Works in the north aisle include:
- Monument of Cardinal Forteguerri, commissioned from Andrea del Verrocchio by the Consiglio Generale of Pistoia in 1473. After the death of Verrocchio (1488), Lorenzo Lotti, known as il Lorenzetto, finished the work by sculpting the statue of Charity. The current surround and other details were executed in 1753.
- Madonna delle Porrine, 14th-century fresco by an unknown artist.
- Statue of Pope Leo XI, bishop of Pistoia in 1573 (1618), also from an unknown artist.
- Tomb of bishop Federico Alamanni (1776), by an unknown artist.
- Martyrdom of St. Bartolomew, by an unknown artist (17th century).

===Presbytery===

The vault of the presbytery is decorated by frescoes by Domencio Cresti, depicting the Father in Glory, Fall of the Rebel Angels, Fall of Adam and the Annunciation (1602). The organ is from 1793.
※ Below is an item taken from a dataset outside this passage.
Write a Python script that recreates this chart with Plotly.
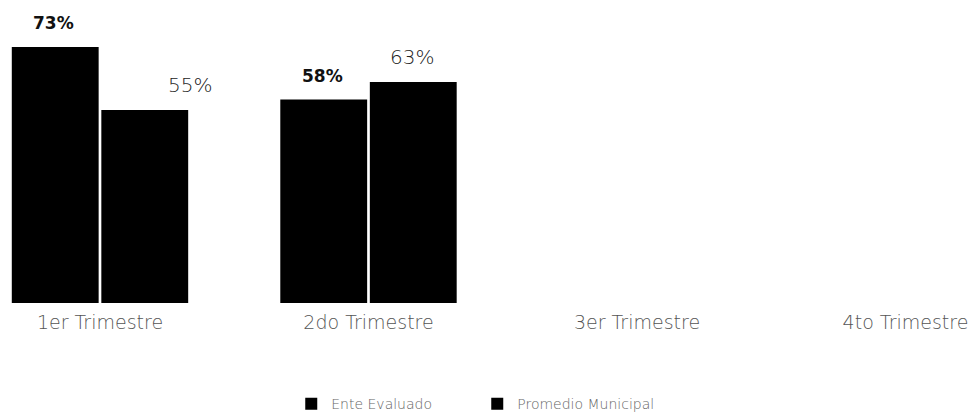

In the apse is a painting by Cristofano Allori portraying the Resurrection (1606–1610), beside which are two clay statues of Saint Zeno and Saint James (1609), attributed to the school of Giambologna. To the right of the high altar is a Pentecost by Gregorio Pagani (1602), while on the left is an Ascension by Benedetto Veli (1606).

Salerno di Coppo executed the fresco of the Madonna and Child on the pilaster in the nave (1475). On the right is a bronze candelabrum by Maso di Bartolomeo (1442), while in the left aisle is the cenotaph of bishop Gherardo Gherardi (1703) and, in the right one, the tomb of bishop Alessandro Del Caccia (1650), and the funerary monument of bishop Leone Strozzi (1695), both by unknown sculptors.

The pulpit was designed by Giorgio Vasari (1560). Next to the right entrance is a sculpted stoup attributed to Nicola Pisano's workshop.

===Others===
The Chapel of the Last Judgement houses fragments of a fresco by Giovanni da Ponte, dating to 1420–1425. The lateral wall fragments have recently been identified as a depiction of Dante's Inferno.

The crypt is that of the Romanesque building, and was originally divided into a central and side spaces by columns, and had three apses. After the construction of the Baroque tribune, the central room was destroyed and the side ones buried. After the 1960s restoration, here were found two capitals, fragments of columns, fragments of 12th-century frescoes, and two marble slabs from the late 12th century.

The counter-façade houses the Arch of St. Atto, with three marble bas-reliefs from 1337. The baptismal font, to a design by Benedetto da Maiano (1497), can be seen on the left of the main entrance. In the tympanum over the latter is also a 13th-century fresco by an unknown 13th-century master, while next to the right entrance are frescoes of the Virtues by Bonaccorso di Cino (1347) and, near the left entrance, the tomb of Bishop Baronto Ricciardi (14th century).